A factitious disorder, characterised by the individual mimicking behaviour he or she thinks is typical of a psychosis, providing nonsensical or wrong answers to questions, and doing things incorrectly. The answers given, however, are usually so close to the question as to reveal that the patient has understood the question (Vorbeireden, paralogi). If shown a glove, the patient may evade the question by answering that it is a hand. The patient’s rapid response to questions and his retention of details are unlike the reactions seen in dementia. It can be a form of malingering, occurring especially in prisoners awaiting trial, probably with the intention of influencing a forensic evaluation or a court decision. There is also hallucinations, clouded sensorium, somatic conversion, and amnesia. The person is not psychotic. The syndrome was originally described in male prisoners with brain injuries. It has also been described in a 12 year old boy with a head injury*.
Sigbert Ganser first described the syndrome while working at a penal institution in Halle, Germany.
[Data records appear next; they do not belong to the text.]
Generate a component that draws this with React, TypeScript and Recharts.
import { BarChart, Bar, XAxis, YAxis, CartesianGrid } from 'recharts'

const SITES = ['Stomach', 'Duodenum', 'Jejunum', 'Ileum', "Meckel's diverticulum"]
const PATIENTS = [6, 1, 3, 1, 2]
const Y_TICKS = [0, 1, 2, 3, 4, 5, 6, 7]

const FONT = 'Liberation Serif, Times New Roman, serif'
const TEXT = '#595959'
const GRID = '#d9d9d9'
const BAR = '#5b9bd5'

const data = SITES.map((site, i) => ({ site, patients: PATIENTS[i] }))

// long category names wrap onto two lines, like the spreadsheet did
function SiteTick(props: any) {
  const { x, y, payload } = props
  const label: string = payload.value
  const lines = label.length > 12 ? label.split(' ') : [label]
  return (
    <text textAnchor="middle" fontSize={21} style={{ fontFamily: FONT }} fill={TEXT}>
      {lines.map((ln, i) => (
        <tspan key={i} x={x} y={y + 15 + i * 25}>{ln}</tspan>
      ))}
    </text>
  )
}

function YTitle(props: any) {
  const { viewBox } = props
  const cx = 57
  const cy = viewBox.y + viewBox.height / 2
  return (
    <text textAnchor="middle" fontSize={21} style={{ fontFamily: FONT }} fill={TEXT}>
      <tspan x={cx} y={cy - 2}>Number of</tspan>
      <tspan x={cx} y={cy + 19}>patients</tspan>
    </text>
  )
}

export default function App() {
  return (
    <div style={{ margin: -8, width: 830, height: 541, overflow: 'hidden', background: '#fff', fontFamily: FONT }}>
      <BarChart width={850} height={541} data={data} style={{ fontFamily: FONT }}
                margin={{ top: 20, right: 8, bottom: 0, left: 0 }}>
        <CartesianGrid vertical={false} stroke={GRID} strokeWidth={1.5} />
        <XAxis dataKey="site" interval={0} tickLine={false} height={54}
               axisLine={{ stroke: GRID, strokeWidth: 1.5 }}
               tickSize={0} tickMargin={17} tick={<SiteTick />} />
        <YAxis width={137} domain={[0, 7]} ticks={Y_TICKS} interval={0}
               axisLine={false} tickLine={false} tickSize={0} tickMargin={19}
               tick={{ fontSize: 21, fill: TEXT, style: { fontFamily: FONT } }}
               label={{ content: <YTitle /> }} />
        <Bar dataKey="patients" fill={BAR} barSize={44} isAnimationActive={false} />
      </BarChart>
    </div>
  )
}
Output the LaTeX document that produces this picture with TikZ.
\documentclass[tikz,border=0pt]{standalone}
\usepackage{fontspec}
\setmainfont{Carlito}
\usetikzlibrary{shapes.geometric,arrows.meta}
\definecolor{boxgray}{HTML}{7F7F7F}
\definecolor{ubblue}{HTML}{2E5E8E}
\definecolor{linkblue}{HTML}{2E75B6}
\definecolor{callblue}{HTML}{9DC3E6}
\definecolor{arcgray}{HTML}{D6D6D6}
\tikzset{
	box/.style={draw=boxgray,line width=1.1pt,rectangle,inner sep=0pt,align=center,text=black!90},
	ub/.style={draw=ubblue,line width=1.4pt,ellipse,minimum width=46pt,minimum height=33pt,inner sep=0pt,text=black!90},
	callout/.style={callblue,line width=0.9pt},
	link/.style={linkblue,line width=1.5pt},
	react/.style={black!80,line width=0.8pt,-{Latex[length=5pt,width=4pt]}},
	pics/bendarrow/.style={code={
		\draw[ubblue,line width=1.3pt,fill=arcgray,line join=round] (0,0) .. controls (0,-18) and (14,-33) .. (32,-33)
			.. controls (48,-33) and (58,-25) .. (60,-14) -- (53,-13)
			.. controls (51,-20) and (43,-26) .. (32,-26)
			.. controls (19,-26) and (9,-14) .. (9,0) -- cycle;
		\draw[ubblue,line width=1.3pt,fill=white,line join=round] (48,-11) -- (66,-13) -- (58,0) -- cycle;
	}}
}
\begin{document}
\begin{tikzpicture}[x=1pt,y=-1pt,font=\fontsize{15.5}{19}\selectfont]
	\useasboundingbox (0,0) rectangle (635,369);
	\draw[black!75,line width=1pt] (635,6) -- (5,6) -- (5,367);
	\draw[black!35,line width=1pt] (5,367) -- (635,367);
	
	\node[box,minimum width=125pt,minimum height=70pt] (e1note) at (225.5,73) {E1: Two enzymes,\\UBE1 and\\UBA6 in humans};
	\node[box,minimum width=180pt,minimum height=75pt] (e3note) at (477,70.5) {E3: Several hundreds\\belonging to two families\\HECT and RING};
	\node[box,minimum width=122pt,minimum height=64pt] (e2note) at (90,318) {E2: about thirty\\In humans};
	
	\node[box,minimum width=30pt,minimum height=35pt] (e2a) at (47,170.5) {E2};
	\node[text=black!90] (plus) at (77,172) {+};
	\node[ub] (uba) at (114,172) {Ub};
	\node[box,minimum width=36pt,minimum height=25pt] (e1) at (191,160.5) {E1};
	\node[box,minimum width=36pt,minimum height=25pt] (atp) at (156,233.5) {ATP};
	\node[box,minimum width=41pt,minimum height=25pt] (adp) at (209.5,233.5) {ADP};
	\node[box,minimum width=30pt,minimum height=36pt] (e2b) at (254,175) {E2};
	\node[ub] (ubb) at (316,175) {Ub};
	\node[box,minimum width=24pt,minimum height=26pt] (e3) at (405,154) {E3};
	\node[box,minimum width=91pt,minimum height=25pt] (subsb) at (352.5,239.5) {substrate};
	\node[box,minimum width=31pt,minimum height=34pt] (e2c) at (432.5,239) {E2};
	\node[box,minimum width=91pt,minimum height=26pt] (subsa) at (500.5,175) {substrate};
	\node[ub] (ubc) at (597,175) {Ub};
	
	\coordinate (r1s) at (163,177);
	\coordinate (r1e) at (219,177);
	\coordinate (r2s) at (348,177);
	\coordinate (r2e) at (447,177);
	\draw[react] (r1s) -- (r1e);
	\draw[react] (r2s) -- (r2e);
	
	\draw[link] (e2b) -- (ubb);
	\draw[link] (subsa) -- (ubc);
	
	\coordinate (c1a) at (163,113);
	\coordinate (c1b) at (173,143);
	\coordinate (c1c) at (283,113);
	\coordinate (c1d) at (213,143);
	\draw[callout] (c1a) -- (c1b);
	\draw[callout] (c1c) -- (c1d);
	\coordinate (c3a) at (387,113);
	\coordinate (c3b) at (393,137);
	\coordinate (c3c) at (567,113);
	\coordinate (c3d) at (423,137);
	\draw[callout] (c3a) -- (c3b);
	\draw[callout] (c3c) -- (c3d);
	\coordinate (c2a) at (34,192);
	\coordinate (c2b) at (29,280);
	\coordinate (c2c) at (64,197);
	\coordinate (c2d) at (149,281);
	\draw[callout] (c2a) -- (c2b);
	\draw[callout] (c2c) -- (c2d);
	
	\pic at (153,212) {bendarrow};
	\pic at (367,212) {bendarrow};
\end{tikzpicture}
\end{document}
He had noted a syndrome in three prisoners, the features of which included approximate answers to simple questions, perceptual abnormalities such as visual and auditory hallucinations, clouding of consciousness, and symptoms of somatic conversion (also known as functional or hysterical symptoms).
"I must openly admit that after observing many details there is a great deal that is obscure to me"
*Peter Miller, David Bramble, Neil Buxton, in: Journal of the American Academy of Child and Adolescent Psychiatry, Baltimore, 1997, 36(1):112-115.
- S. J. M. Ganser:
Über einen eigenartigen hysterischen Dämmerzustand.
Archiv für Psychiatrie und Nervenkrankheiten, Berlin, 1898, 30: 633-640.
English translation by C.E. Schorer: A peculiar hysterical state. British Journal of Criminology, 1965, 5: 120-126. Diagnostic and statistical manual of mental disorder.
3rd edition, Washington, American Psychiatric Association, D. C., 1987, pp. 77.